180 mila posti a rischio. Di Maio se ne occuperà?

Dopo una settimana di forte turbolenza sui mercati e di preoccupante allargamento del differenziale dei rendimenti dei nostri Btp contro i Bund tedeschi, il nuovo ministro dell’Economia, Giovanni Tria ha cercato di rassicurare gli osservatori e gli investitori. In un’intervista al Corriere della Sera ha negato che esista un piano italiano per uscire dall’euro, o per chiedere la cancellazione di parte del debito pubblico, non ha preso impegni sull’immediata realizzazione di alcune promesse elettorali assai costose (reddito di cittadinanza, legge Fornero, flat tax), ha certo criticato alcune rigidità europee e ha chiesto garbatamente alla Ue più spazio per gli investimenti escludendo tale voce dal debito. Toni concilianti, niente insulti o attacchi scomposti come usano fare gli azionisti di maggioranza del governo, leghisti e grillini.

Le parole di Tria sono state improntate alla prudenza e alla saggezza e la sua posizione, c’è da scommetterci, non dispiacerebbe all’ex ministro dell’Economia Giancarlo Padoan o al candidato premier per un week end Carlo Cottarelli.

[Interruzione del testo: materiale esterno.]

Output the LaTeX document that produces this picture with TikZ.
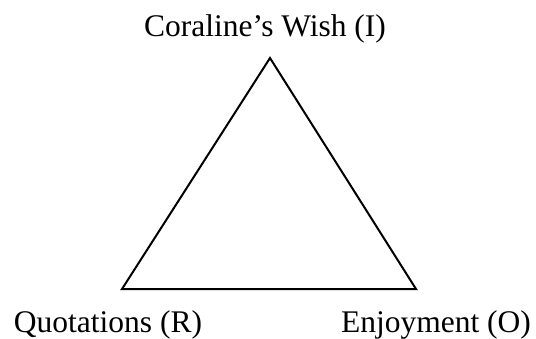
\documentclass[tikz,border=0pt]{standalone}
\usepackage{fontspec}
\setmainfont{Liberation Serif}
\begin{document}
\begin{tikzpicture}[x=1pt,y=-1pt,
  lbl/.style={anchor=base,inner sep=0pt,font=\fontsize{31.5}{38}\selectfont},
  edge/.style={line width=2pt,line join=miter}]
\useasboundingbox (0,0) rectangle (536,338);
\coordinate (apex) at (270,58);
\coordinate (bl) at (122,289);
\coordinate (br) at (416,289);
\draw[edge] (apex) -- (bl) -- (br) -- cycle;
\node[lbl] (wish) at (265,36) {Coraline’s Wish (I)};
\node[lbl] (quot) at (108,332) {Quotations (R)};
\node[lbl] (enj) at (436,332) {Enjoyment (O)};
\end{tikzpicture}
\end{document}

L’atteggiamento responsabile di Tria, tuttavia, si scontra con gli annunci roboanti di alcuni ministri che si dichiarano pronti a realizzare subito il reddito di cittadinanza, a nazionalizzare l’Alitalia o a chiudere l’Ilva senza avere ben chiaro cosa significherebbero per i conti e per l’economia nazionale iniziative di questo genere. Il nostro bilancio, nonostante la crescita del Pil, non consente voli pindarici. Il debito rimane su livelli allarmanti e una caduta di fiducia degli investitori stranieri che sottoscrivono i nostri titoli pubblici avrebbe effetti catastrofici. Anche il governatore della Banca d’Italia, Ignazio Visco, ha messo in chiaro che non bisogna fare passi azzardati altrimenti c’è il burrone che ci aspetta.

Non è certo che le parole di Tria possano tranquillizzare definitivamente i mercati e i risparmiatori, ci sono ancora troppe variabili, troppe incertezze nelle ricette economiche dei due partiti di maggioranza. Il leghista Siri, consulente di Salvini per i temi fiscali che ha patteggiato una condanna a due anni per bancarotta, ha confermato la volontà di procedere velocemente all’introduzione della flat tax al 15% dopo un più veloce condono rubricato come pace fiscale. Una riforma fiscale di questo tenore costerebbe circa 60 miliardi di euro, altri 16 miliardi sarebbero destinati al reddito di cittadinanza, 5 miliardi annui per il superamento della legge Fornero sulle pensioni. Si tratta di stime, di dati assai provvisori. A queste cifre andrebbero aggiunti gli investimenti (teorici) per la famiglia ipotizzati nel “contratto”, l’eventuale nazionalizzazione (un’altra volta!) di Alitalia, per non parlare della ventilata chiusura e riconversione dell’Ilva e di altre idee originali. In più il governo, Di Maio lo ha giurato ai commercianti, sterilizzerà l’aumento dell’Iva che costa 12,4 miliardi per quest’anno e altri 19 miliardi per il 2020. Il complesso dei provvedimenti del nuovo governo costerebbe ben più di 100 miliardi di euro.

Inoltre, se la propaganda dei neofiti al governo abbassasse i toni, bisognerebbe iniziare a operare per la soluzione di problemi concreti. Di Maio, che raccoglie nelle sue mani le deleghe del Welfare e dello Sviluppo economico manco fosse Galbraith, dovrebbe occuparsi dei dossier delle imprese in crisi che mettono a rischio complessivamente 180mila posti di lavoro sul territorio nazionale. Come sostenere lo sviluppo e creare nuova occupazione? Come generare risorse e spingere le imprese a investire? Se Marchionne cesserà di produrre a Pomigliano d’Arco o a Melfi auto di massa, cosa dirà Di Maio? Capirà che per l’Italia c’è una nuova fregatura in arrivo? Si tratta di un esercizio molto concreto per una forza politica che vuole cambiare il Paese attraverso il governo.